I find it hard to escape the conclusion that hell is a real destination for souls that we should seek to avoid at all costs. To conclude less, fails to do justice to the teaching of Jesus. And if one wishes to play the game of attributing this teaching to the early church rather than Jesus, then one must throw out the parables of the Sheep and the Goats (Matthew 25:31-46), and the Rich Man and Lazarus (Luke 16:19-31), both of which are firmly tied to this teaching.
C.S. Lewis has a compelling picture of hell in his book The Great Divorce. Lewis pictures hell as a dreary place where people keep moving farther and farther away from each other. And when residents of hell get the chance to take a bus tour of heaven, only one person decides to stay. It reminds me of the scene in Revelation 9 where God pours down plagues on unbelievers trying to get them to cry “Uncle!”, yet after all that effort to compel a change of heart in them, we read that they “did not repent” (Revelation 9:20-21).

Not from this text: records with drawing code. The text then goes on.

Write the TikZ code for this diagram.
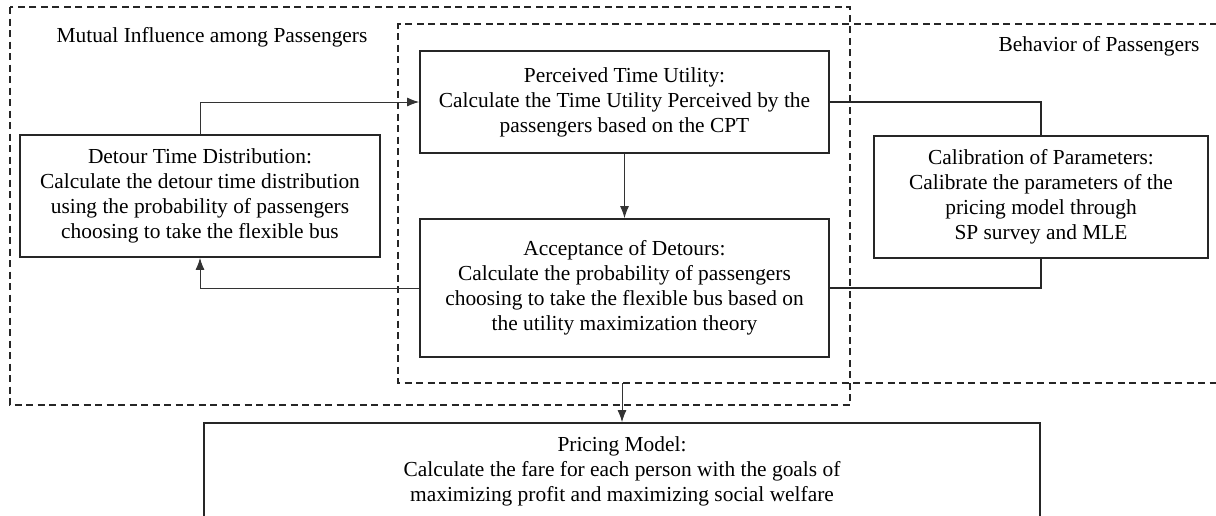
\documentclass[tikz,border=0pt]{standalone}
\usepackage{fontspec}
\setmainfont{Liberation Serif}
\usetikzlibrary{arrows.meta}
\begin{document}
\begin{tikzpicture}[x=1pt,y=-1pt,
  box/.style={draw=black!85,line width=1.8pt,align=center,inner sep=0pt,
    font=\fontsize{21.4}{25}\selectfont},
  lbl/.style={font=\fontsize{21.4}{25}\selectfont,inner sep=0pt},
  conn/.style={draw=black!80,line width=0.9pt},
  arr/.style={conn,-{Latex[length=12pt,width=9pt]}},
  dbox/.style={draw=black!85,line width=1.4pt,dash pattern=on 7pt off 4.5pt}]
\useasboundingbox (0,0) rectangle (1216,515);
% dashed group frames
\draw[dbox] (10,7) rectangle (850,405);
\draw[dbox] (1240,24) -- (398,24) -- (398,383) -- (1240,383);
\node[lbl] (mutual) at (212,37) {Mutual Influence among Passengers};
\node[lbl] (behav) at (1099,46) {Behavior of Passengers};
% boxes
\node[box,minimum width=409pt,minimum height=102pt] (perc) at (624.5,102)
  {Perceived Time Utility:\\Calculate the Time Utility Perceived by the\\passengers based on the CPT};
\node[box,minimum width=360pt,minimum height=122pt] (detour) at (200,196)
  {Detour Time Distribution:\\Calculate the detour time distribution\\using the probability of passengers\\choosing to take the flexible bus};
\node[box,minimum width=409pt,minimum height=138pt] (accept) at (624.5,288)
  {Acceptance of Detours:\\Calculate the probability of passengers\\choosing to take the flexible bus based on\\the utility maximization theory};
\node[box,minimum width=334pt,minimum height=122pt] (calib) at (1041,197)
  {Calibration of Parameters:\\Calibrate the parameters of the\\pricing model through\\SP survey and MLE};
\node[box,minimum width=836pt,minimum height=96pt] (pricing) at (622,471)
  {Pricing Model:\\Calculate the fare for each person with the goals of\\maximizing profit and maximizing social welfare};
\coordinate (innerbot) at (622,383);
% connectors
\draw[arr] (detour.north) |- (perc.west);
\draw[arr] (accept.west) -| (detour.south);
\draw[arr] (perc.south) -- (accept.north);
\draw[conn,line width=1.4pt,draw=black!85] (perc.east) -| (calib.north);
\draw[conn,line width=1.4pt,draw=black!85] (calib.south) |- (accept.east);
\draw[arr] (innerbot) -- (pricing.north);
\end{tikzpicture}
\end{document}
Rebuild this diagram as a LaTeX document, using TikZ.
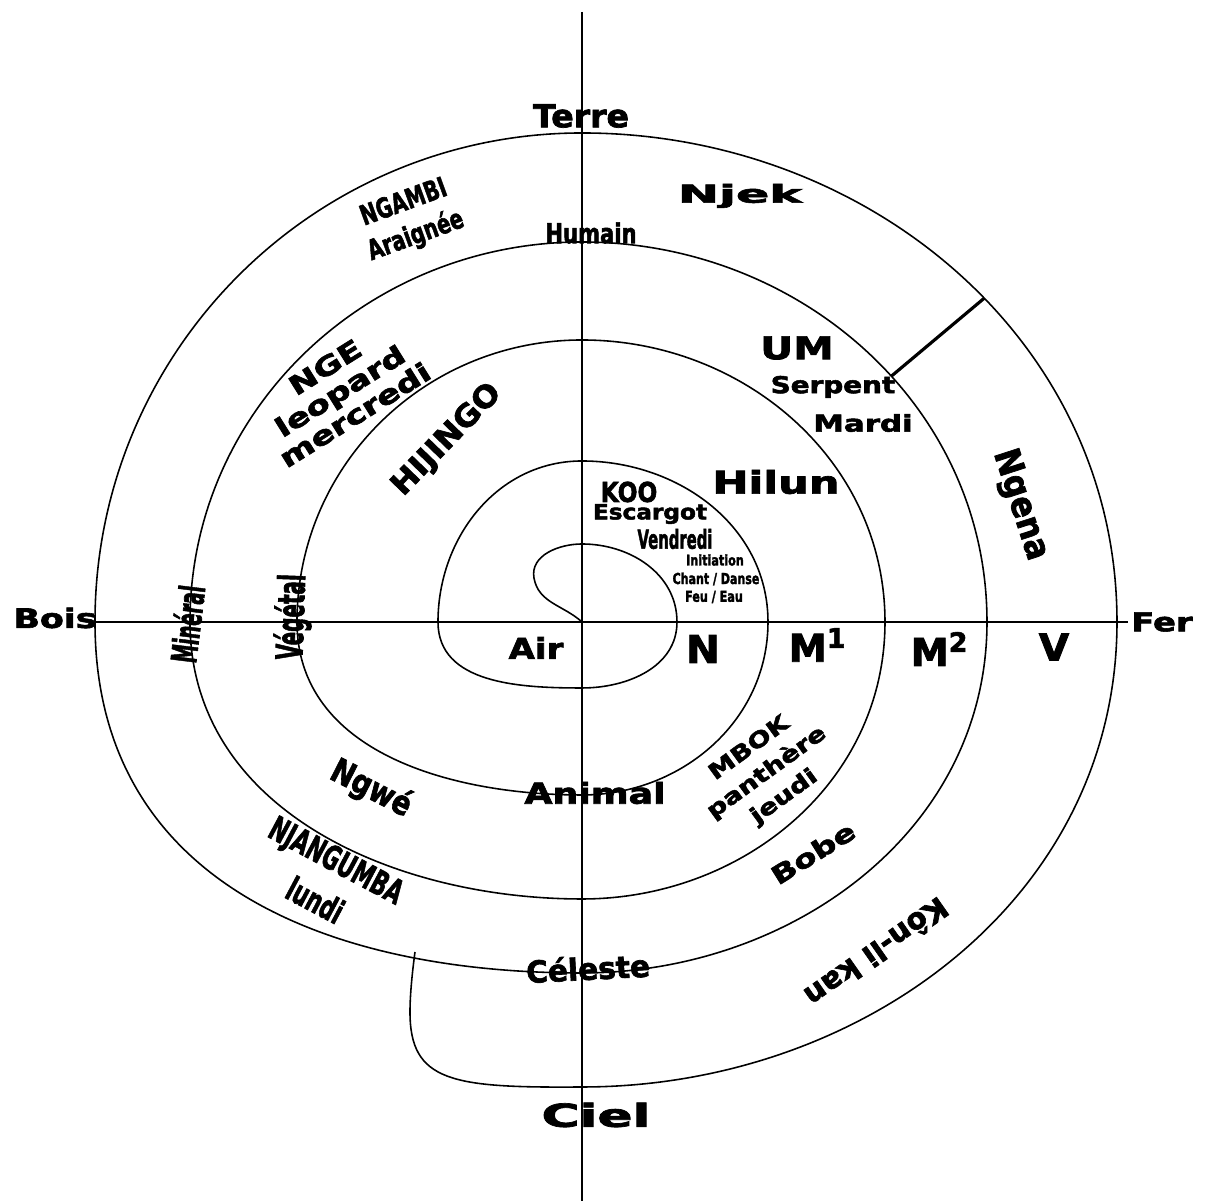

If not for our belief that hell is to be cut off from the Author of life and love, I could almost picture heaven and hell as if they were the same place. To be in the presence of God would be heaven for some, and hell for others. Imagine: to spend forever with Someone you can’t stand! That would truly be hell.
The Good News about hell is that God in the flesh has gone there in our place, to endure an eternity of hell for every one of us, so that no one would have to go there. Hell is a place we send ourselves, by rejecting the greatest gift of grace ever given.